__Written instruction__: Please output every line of the material as it stands, without the pictures.

__Source material__:
++++++++++++++++++++

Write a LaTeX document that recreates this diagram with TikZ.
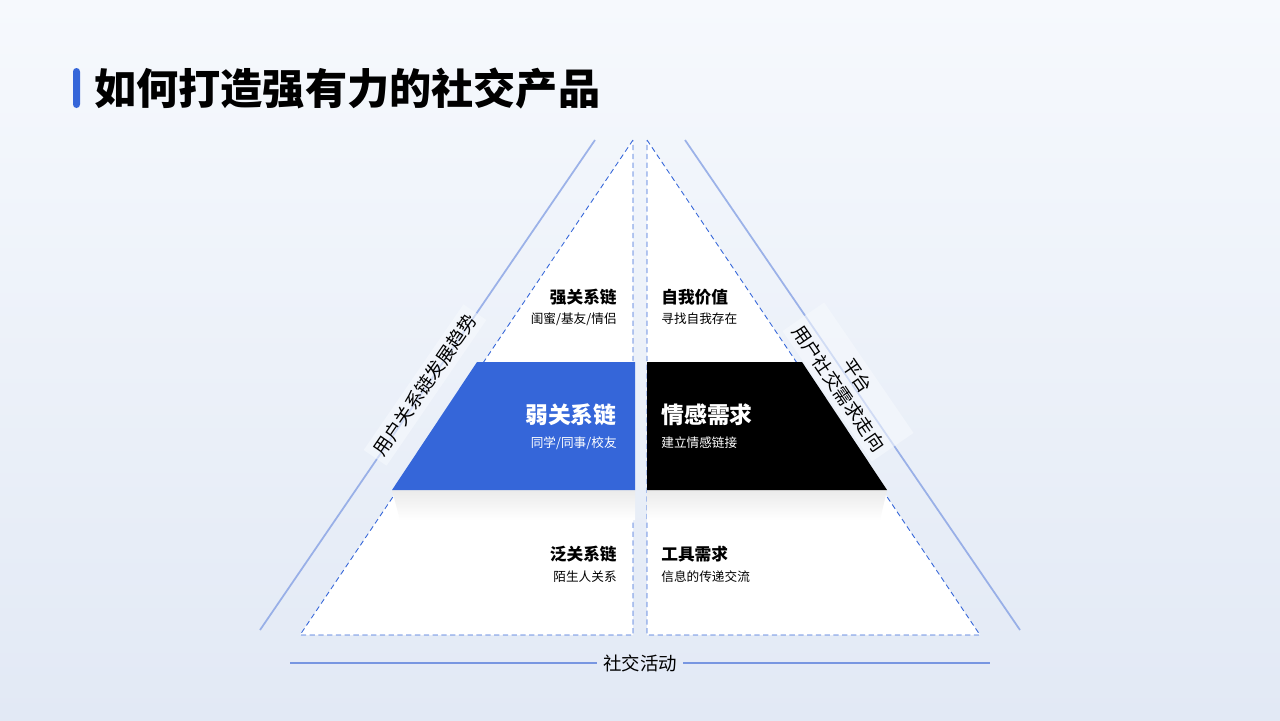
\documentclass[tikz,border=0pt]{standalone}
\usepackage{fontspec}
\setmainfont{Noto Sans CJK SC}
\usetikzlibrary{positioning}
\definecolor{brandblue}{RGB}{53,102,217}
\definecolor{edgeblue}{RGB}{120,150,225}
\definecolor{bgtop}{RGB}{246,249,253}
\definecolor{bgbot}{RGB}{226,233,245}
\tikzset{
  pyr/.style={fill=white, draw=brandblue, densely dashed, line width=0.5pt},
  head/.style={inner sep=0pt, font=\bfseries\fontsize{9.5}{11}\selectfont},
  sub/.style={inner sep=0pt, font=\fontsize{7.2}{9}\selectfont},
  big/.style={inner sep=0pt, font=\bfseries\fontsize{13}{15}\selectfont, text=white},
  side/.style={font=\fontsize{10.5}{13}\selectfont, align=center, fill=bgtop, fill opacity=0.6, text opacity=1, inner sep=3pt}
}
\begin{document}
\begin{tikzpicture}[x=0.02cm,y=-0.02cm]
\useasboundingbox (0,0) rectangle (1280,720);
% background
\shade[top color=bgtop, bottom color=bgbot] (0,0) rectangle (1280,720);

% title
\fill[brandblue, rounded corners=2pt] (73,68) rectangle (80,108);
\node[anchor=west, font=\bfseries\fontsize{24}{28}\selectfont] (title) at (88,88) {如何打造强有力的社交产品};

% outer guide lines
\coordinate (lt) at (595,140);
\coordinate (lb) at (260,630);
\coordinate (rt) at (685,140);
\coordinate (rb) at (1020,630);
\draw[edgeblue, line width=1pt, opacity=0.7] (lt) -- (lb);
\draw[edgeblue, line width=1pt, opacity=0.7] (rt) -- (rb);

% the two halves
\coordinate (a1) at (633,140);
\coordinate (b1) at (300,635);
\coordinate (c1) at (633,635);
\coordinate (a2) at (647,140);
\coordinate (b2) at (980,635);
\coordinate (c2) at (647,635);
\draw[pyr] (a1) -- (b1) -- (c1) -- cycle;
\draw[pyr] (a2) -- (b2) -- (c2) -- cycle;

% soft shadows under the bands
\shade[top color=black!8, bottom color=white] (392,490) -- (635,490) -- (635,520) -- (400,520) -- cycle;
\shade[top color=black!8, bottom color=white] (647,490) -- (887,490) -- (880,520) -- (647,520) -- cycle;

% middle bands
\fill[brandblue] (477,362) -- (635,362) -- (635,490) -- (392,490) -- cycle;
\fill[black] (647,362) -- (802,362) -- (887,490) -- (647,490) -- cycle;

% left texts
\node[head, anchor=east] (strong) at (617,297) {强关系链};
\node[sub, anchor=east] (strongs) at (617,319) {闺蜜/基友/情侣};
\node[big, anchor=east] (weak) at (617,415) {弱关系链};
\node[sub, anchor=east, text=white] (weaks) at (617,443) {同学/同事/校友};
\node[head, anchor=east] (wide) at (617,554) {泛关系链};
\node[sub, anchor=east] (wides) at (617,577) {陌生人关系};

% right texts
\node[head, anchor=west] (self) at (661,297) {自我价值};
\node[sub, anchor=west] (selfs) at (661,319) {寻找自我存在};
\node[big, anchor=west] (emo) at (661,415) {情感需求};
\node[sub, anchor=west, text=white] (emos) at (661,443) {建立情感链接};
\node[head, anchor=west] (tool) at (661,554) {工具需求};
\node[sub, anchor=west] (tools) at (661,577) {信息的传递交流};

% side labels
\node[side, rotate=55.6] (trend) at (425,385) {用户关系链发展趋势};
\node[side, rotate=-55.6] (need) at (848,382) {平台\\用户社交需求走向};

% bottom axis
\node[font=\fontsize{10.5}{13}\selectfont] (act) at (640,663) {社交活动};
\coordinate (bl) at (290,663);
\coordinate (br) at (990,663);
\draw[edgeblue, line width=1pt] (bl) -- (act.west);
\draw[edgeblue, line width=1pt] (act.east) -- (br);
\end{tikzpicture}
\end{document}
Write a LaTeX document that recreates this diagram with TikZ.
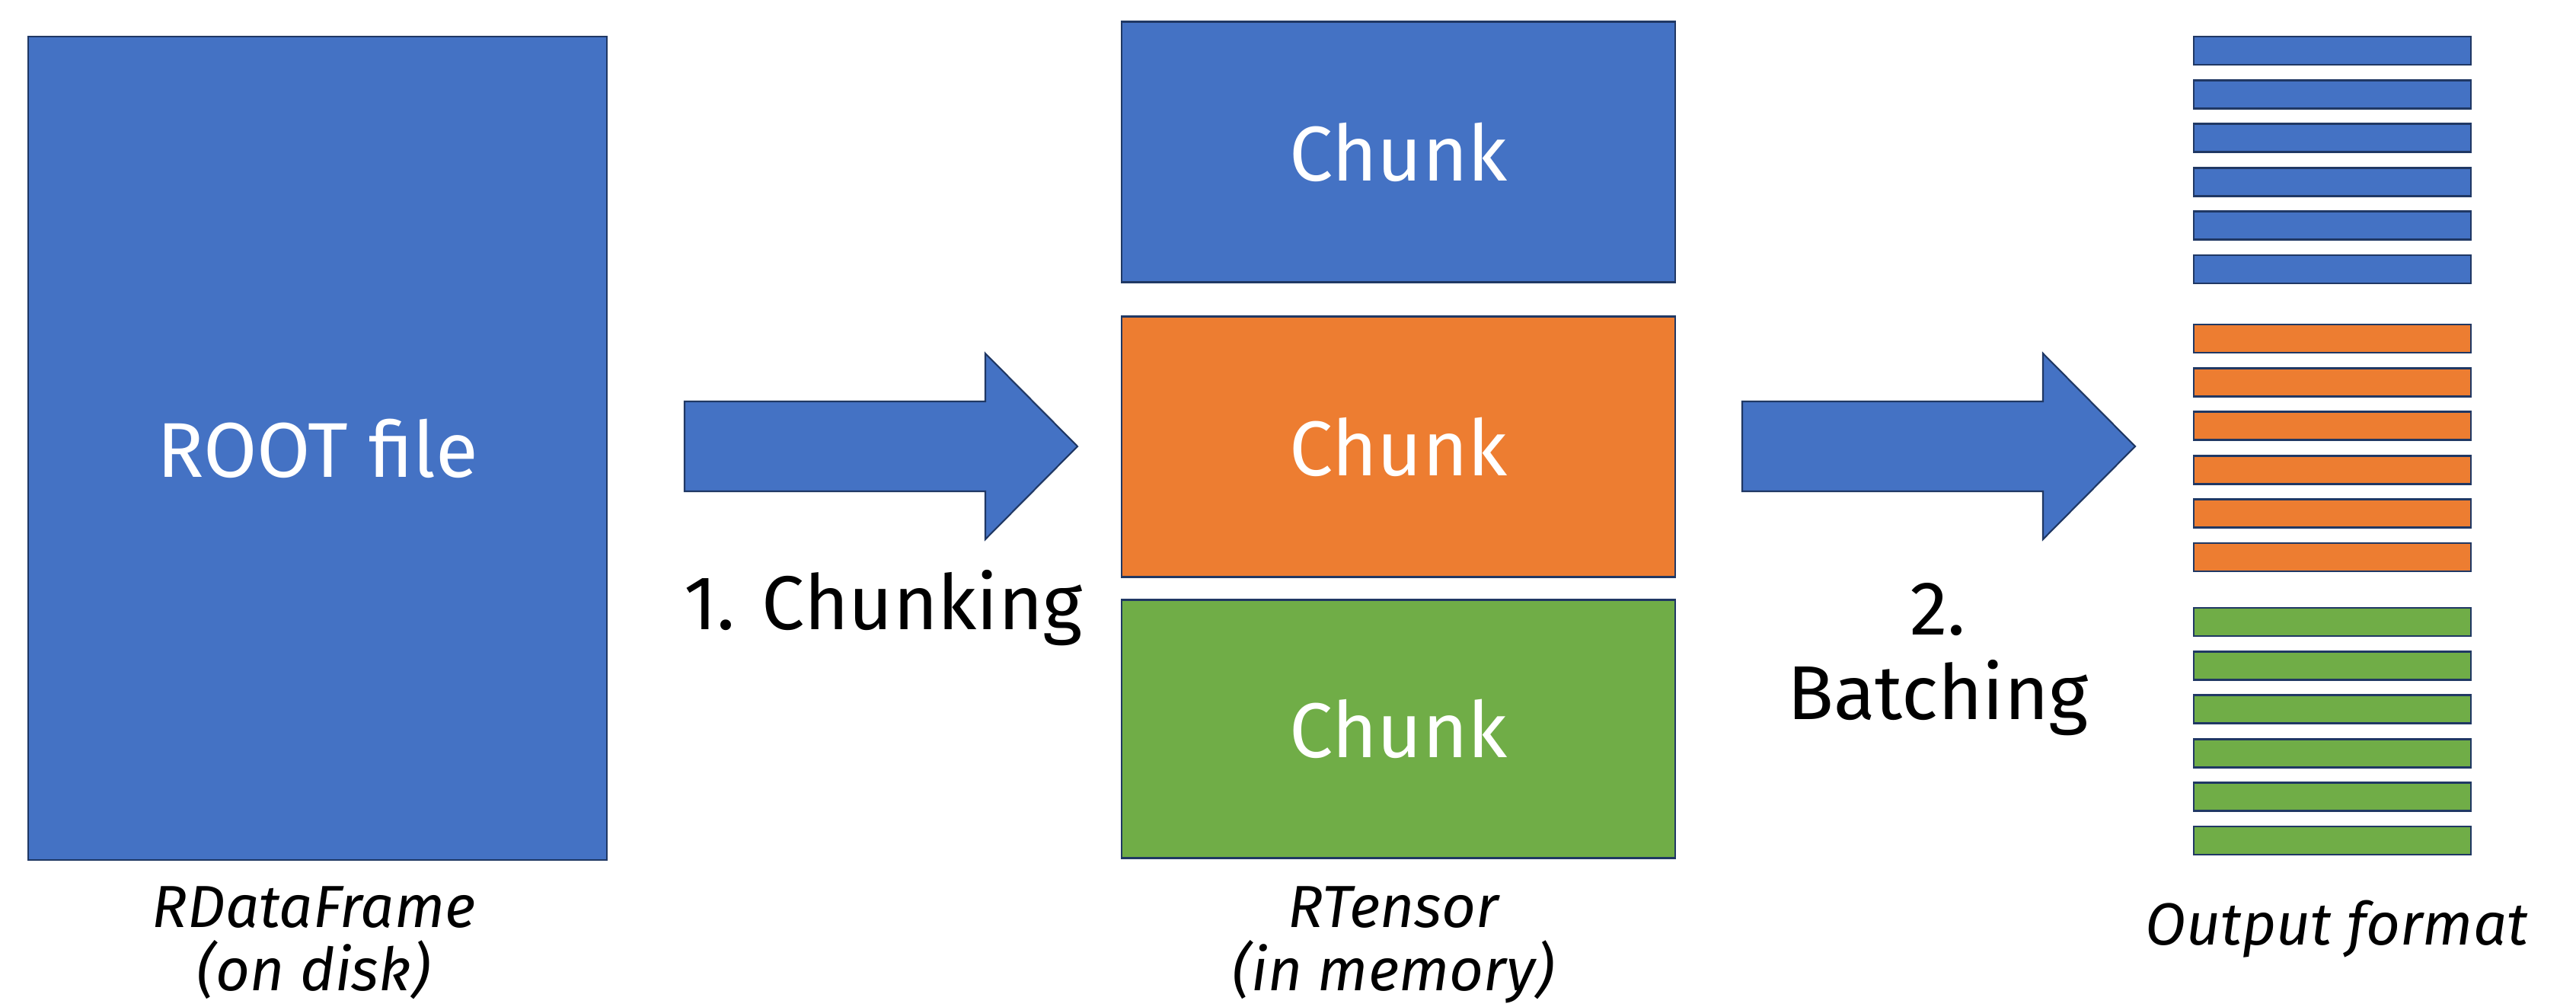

++++++++++++++++++++

__Solution__:
Write a LaTeX document that recreates this diagram with TikZ.
\documentclass[tikz,border=0pt]{standalone}
\usepackage{fontspec}
\setmainfont{Noto Sans CJK SC}
\usetikzlibrary{positioning}
\definecolor{brandblue}{RGB}{53,102,217}
\definecolor{edgeblue}{RGB}{120,150,225}
\definecolor{bgtop}{RGB}{246,249,253}
\definecolor{bgbot}{RGB}{226,233,245}
\tikzset{
  pyr/.style={fill=white, draw=brandblue, densely dashed, line width=0.5pt},
  head/.style={inner sep=0pt, font=\bfseries\fontsize{9.5}{11}\selectfont},
  sub/.style={inner sep=0pt, font=\fontsize{7.2}{9}\selectfont},
  big/.style={inner sep=0pt, font=\bfseries\fontsize{13}{15}\selectfont, text=white},
  side/.style={font=\fontsize{10.5}{13}\selectfont, align=center, fill=bgtop, fill opacity=0.6, text opacity=1, inner sep=3pt}
}
\begin{document}
\begin{tikzpicture}[x=0.02cm,y=-0.02cm]
\useasboundingbox (0,0) rectangle (1280,720);
% background
\shade[top color=bgtop, bottom color=bgbot] (0,0) rectangle (1280,720);

% title
\fill[brandblue, rounded corners=2pt] (73,68) rectangle (80,108);
\node[anchor=west, font=\bfseries\fontsize{24}{28}\selectfont] (title) at (88,88) {如何打造强有力的社交产品};

% outer guide lines
\coordinate (lt) at (595,140);
\coordinate (lb) at (260,630);
\coordinate (rt) at (685,140);
\coordinate (rb) at (1020,630);
\draw[edgeblue, line width=1pt, opacity=0.7] (lt) -- (lb);
\draw[edgeblue, line width=1pt, opacity=0.7] (rt) -- (rb);

% the two halves
\coordinate (a1) at (633,140);
\coordinate (b1) at (300,635);
\coordinate (c1) at (633,635);
\coordinate (a2) at (647,140);
\coordinate (b2) at (980,635);
\coordinate (c2) at (647,635);
\draw[pyr] (a1) -- (b1) -- (c1) -- cycle;
\draw[pyr] (a2) -- (b2) -- (c2) -- cycle;

% soft shadows under the bands
\shade[top color=black!8, bottom color=white] (392,490) -- (635,490) -- (635,520) -- (400,520) -- cycle;
\shade[top color=black!8, bottom color=white] (647,490) -- (887,490) -- (880,520) -- (647,520) -- cycle;

% middle bands
\fill[brandblue] (477,362) -- (635,362) -- (635,490) -- (392,490) -- cycle;
\fill[black] (647,362) -- (802,362) -- (887,490) -- (647,490) -- cycle;

% left texts
\node[head, anchor=east] (strong) at (617,297) {强关系链};
\node[sub, anchor=east] (strongs) at (617,319) {闺蜜/基友/情侣};
\node[big, anchor=east] (weak) at (617,415) {弱关系链};
\node[sub, anchor=east, text=white] (weaks) at (617,443) {同学/同事/校友};
\node[head, anchor=east] (wide) at (617,554) {泛关系链};
\node[sub, anchor=east] (wides) at (617,577) {陌生人关系};

% right texts
\node[head, anchor=west] (self) at (661,297) {自我价值};
\node[sub, anchor=west] (selfs) at (661,319) {寻找自我存在};
\node[big, anchor=west] (emo) at (661,415) {情感需求};
\node[sub, anchor=west, text=white] (emos) at (661,443) {建立情感链接};
\node[head, anchor=west] (tool) at (661,554) {工具需求};
\node[sub, anchor=west] (tools) at (661,577) {信息的传递交流};

% side labels
\node[side, rotate=55.6] (trend) at (425,385) {用户关系链发展趋势};
\node[side, rotate=-55.6] (need) at (848,382) {平台\\用户社交需求走向};

% bottom axis
\node[font=\fontsize{10.5}{13}\selectfont] (act) at (640,663) {社交活动};
\coordinate (bl) at (290,663);
\coordinate (br) at (990,663);
\draw[edgeblue, line width=1pt] (bl) -- (act.west);
\draw[edgeblue, line width=1pt] (act.east) -- (br);
\end{tikzpicture}
\end{document}
Write a LaTeX document that recreates this diagram with TikZ.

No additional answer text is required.